Rows from a dataset of charts and code ::
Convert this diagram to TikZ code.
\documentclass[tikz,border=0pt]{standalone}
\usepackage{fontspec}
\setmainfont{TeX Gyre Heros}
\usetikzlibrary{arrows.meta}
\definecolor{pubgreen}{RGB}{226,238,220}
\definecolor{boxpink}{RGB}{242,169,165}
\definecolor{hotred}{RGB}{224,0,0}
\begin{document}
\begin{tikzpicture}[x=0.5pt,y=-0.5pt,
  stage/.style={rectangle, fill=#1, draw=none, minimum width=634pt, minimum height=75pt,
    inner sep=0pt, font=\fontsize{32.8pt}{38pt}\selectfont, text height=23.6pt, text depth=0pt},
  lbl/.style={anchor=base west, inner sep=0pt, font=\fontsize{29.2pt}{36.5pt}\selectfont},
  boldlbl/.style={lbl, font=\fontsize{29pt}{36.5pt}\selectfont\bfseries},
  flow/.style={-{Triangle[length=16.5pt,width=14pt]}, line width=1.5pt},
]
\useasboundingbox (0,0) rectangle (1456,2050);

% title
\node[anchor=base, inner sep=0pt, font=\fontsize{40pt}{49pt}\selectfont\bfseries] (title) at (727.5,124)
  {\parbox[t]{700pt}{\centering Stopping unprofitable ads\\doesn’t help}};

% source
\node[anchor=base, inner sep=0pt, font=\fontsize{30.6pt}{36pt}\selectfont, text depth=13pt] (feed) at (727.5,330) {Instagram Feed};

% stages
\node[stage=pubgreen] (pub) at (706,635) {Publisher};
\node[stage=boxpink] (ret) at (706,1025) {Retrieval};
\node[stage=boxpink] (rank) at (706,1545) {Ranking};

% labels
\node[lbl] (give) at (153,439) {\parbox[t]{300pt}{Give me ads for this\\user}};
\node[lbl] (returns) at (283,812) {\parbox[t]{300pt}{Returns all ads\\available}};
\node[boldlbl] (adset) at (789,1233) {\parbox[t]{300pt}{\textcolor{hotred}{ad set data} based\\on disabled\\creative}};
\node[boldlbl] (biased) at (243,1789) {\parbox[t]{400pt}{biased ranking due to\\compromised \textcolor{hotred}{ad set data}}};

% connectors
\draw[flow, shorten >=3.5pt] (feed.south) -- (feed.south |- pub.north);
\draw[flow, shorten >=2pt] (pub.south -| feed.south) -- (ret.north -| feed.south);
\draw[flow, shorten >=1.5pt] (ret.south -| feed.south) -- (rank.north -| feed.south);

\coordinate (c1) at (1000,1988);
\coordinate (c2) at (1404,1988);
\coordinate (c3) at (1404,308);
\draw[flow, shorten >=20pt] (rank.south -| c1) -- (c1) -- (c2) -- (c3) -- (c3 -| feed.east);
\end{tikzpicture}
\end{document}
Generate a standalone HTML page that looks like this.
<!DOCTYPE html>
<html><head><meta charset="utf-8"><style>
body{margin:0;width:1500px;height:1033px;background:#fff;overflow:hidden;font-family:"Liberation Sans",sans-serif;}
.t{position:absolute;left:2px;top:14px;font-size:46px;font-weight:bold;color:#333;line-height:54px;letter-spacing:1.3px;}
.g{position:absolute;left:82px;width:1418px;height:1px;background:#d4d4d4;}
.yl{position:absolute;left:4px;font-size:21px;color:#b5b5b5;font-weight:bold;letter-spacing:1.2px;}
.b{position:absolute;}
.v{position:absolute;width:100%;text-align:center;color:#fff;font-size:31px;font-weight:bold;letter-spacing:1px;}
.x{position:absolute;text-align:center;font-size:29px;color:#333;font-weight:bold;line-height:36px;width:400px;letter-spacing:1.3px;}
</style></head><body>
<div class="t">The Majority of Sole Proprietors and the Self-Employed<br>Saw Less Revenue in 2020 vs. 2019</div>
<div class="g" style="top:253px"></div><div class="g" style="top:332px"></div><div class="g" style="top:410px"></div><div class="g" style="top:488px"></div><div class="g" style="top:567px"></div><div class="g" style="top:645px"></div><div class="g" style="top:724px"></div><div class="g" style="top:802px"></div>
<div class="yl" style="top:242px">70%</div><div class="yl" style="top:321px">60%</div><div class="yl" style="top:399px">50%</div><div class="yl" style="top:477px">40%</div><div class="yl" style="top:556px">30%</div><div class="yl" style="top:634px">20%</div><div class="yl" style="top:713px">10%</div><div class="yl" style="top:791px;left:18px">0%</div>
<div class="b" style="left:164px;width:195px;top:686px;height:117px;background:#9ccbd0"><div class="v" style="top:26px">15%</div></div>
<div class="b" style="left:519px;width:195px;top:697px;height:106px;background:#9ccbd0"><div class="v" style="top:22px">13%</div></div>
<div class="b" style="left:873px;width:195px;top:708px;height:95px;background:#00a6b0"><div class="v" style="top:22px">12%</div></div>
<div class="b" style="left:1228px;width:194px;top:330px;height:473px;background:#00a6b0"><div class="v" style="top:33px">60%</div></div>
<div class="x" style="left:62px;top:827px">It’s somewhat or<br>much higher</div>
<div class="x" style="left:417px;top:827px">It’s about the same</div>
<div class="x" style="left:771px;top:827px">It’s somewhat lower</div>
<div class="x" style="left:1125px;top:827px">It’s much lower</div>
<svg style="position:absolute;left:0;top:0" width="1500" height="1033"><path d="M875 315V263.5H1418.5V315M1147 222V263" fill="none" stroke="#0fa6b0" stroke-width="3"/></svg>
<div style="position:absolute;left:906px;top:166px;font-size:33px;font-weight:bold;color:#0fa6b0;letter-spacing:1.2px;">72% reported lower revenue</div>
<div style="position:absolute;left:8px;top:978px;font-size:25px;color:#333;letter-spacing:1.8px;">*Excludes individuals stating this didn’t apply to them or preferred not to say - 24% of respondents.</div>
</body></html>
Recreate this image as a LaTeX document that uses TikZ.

Objective :: Exactly reproduce every line found in the records.

Solved problem ::
Convert this diagram to TikZ code.
\documentclass[tikz,border=0pt]{standalone}
\usepackage{fontspec}
\setmainfont{TeX Gyre Heros}
\usetikzlibrary{arrows.meta}
\definecolor{pubgreen}{RGB}{226,238,220}
\definecolor{boxpink}{RGB}{242,169,165}
\definecolor{hotred}{RGB}{224,0,0}
\begin{document}
\begin{tikzpicture}[x=0.5pt,y=-0.5pt,
  stage/.style={rectangle, fill=#1, draw=none, minimum width=634pt, minimum height=75pt,
    inner sep=0pt, font=\fontsize{32.8pt}{38pt}\selectfont, text height=23.6pt, text depth=0pt},
  lbl/.style={anchor=base west, inner sep=0pt, font=\fontsize{29.2pt}{36.5pt}\selectfont},
  boldlbl/.style={lbl, font=\fontsize{29pt}{36.5pt}\selectfont\bfseries},
  flow/.style={-{Triangle[length=16.5pt,width=14pt]}, line width=1.5pt},
]
\useasboundingbox (0,0) rectangle (1456,2050);

% title
\node[anchor=base, inner sep=0pt, font=\fontsize{40pt}{49pt}\selectfont\bfseries] (title) at (727.5,124)
  {\parbox[t]{700pt}{\centering Stopping unprofitable ads\\doesn’t help}};

% source
\node[anchor=base, inner sep=0pt, font=\fontsize{30.6pt}{36pt}\selectfont, text depth=13pt] (feed) at (727.5,330) {Instagram Feed};

% stages
\node[stage=pubgreen] (pub) at (706,635) {Publisher};
\node[stage=boxpink] (ret) at (706,1025) {Retrieval};
\node[stage=boxpink] (rank) at (706,1545) {Ranking};

% labels
\node[lbl] (give) at (153,439) {\parbox[t]{300pt}{Give me ads for this\\user}};
\node[lbl] (returns) at (283,812) {\parbox[t]{300pt}{Returns all ads\\available}};
\node[boldlbl] (adset) at (789,1233) {\parbox[t]{300pt}{\textcolor{hotred}{ad set data} based\\on disabled\\creative}};
\node[boldlbl] (biased) at (243,1789) {\parbox[t]{400pt}{biased ranking due to\\compromised \textcolor{hotred}{ad set data}}};

% connectors
\draw[flow, shorten >=3.5pt] (feed.south) -- (feed.south |- pub.north);
\draw[flow, shorten >=2pt] (pub.south -| feed.south) -- (ret.north -| feed.south);
\draw[flow, shorten >=1.5pt] (ret.south -| feed.south) -- (rank.north -| feed.south);

\coordinate (c1) at (1000,1988);
\coordinate (c2) at (1404,1988);
\coordinate (c3) at (1404,308);
\draw[flow, shorten >=20pt] (rank.south -| c1) -- (c1) -- (c2) -- (c3) -- (c3 -| feed.east);
\end{tikzpicture}
\end{document}
Generate a standalone HTML page that looks like this.
<!DOCTYPE html>
<html><head><meta charset="utf-8"><style>
body{margin:0;width:1500px;height:1033px;background:#fff;overflow:hidden;font-family:"Liberation Sans",sans-serif;}
.t{position:absolute;left:2px;top:14px;font-size:46px;font-weight:bold;color:#333;line-height:54px;letter-spacing:1.3px;}
.g{position:absolute;left:82px;width:1418px;height:1px;background:#d4d4d4;}
.yl{position:absolute;left:4px;font-size:21px;color:#b5b5b5;font-weight:bold;letter-spacing:1.2px;}
.b{position:absolute;}
.v{position:absolute;width:100%;text-align:center;color:#fff;font-size:31px;font-weight:bold;letter-spacing:1px;}
.x{position:absolute;text-align:center;font-size:29px;color:#333;font-weight:bold;line-height:36px;width:400px;letter-spacing:1.3px;}
</style></head><body>
<div class="t">The Majority of Sole Proprietors and the Self-Employed<br>Saw Less Revenue in 2020 vs. 2019</div>
<div class="g" style="top:253px"></div><div class="g" style="top:332px"></div><div class="g" style="top:410px"></div><div class="g" style="top:488px"></div><div class="g" style="top:567px"></div><div class="g" style="top:645px"></div><div class="g" style="top:724px"></div><div class="g" style="top:802px"></div>
<div class="yl" style="top:242px">70%</div><div class="yl" style="top:321px">60%</div><div class="yl" style="top:399px">50%</div><div class="yl" style="top:477px">40%</div><div class="yl" style="top:556px">30%</div><div class="yl" style="top:634px">20%</div><div class="yl" style="top:713px">10%</div><div class="yl" style="top:791px;left:18px">0%</div>
<div class="b" style="left:164px;width:195px;top:686px;height:117px;background:#9ccbd0"><div class="v" style="top:26px">15%</div></div>
<div class="b" style="left:519px;width:195px;top:697px;height:106px;background:#9ccbd0"><div class="v" style="top:22px">13%</div></div>
<div class="b" style="left:873px;width:195px;top:708px;height:95px;background:#00a6b0"><div class="v" style="top:22px">12%</div></div>
<div class="b" style="left:1228px;width:194px;top:330px;height:473px;background:#00a6b0"><div class="v" style="top:33px">60%</div></div>
<div class="x" style="left:62px;top:827px">It’s somewhat or<br>much higher</div>
<div class="x" style="left:417px;top:827px">It’s about the same</div>
<div class="x" style="left:771px;top:827px">It’s somewhat lower</div>
<div class="x" style="left:1125px;top:827px">It’s much lower</div>
<svg style="position:absolute;left:0;top:0" width="1500" height="1033"><path d="M875 315V263.5H1418.5V315M1147 222V263" fill="none" stroke="#0fa6b0" stroke-width="3"/></svg>
<div style="position:absolute;left:906px;top:166px;font-size:33px;font-weight:bold;color:#0fa6b0;letter-spacing:1.2px;">72% reported lower revenue</div>
<div style="position:absolute;left:8px;top:978px;font-size:25px;color:#333;letter-spacing:1.8px;">*Excludes individuals stating this didn’t apply to them or preferred not to say - 24% of respondents.</div>
</body></html>
Recreate this image as a LaTeX document that uses TikZ.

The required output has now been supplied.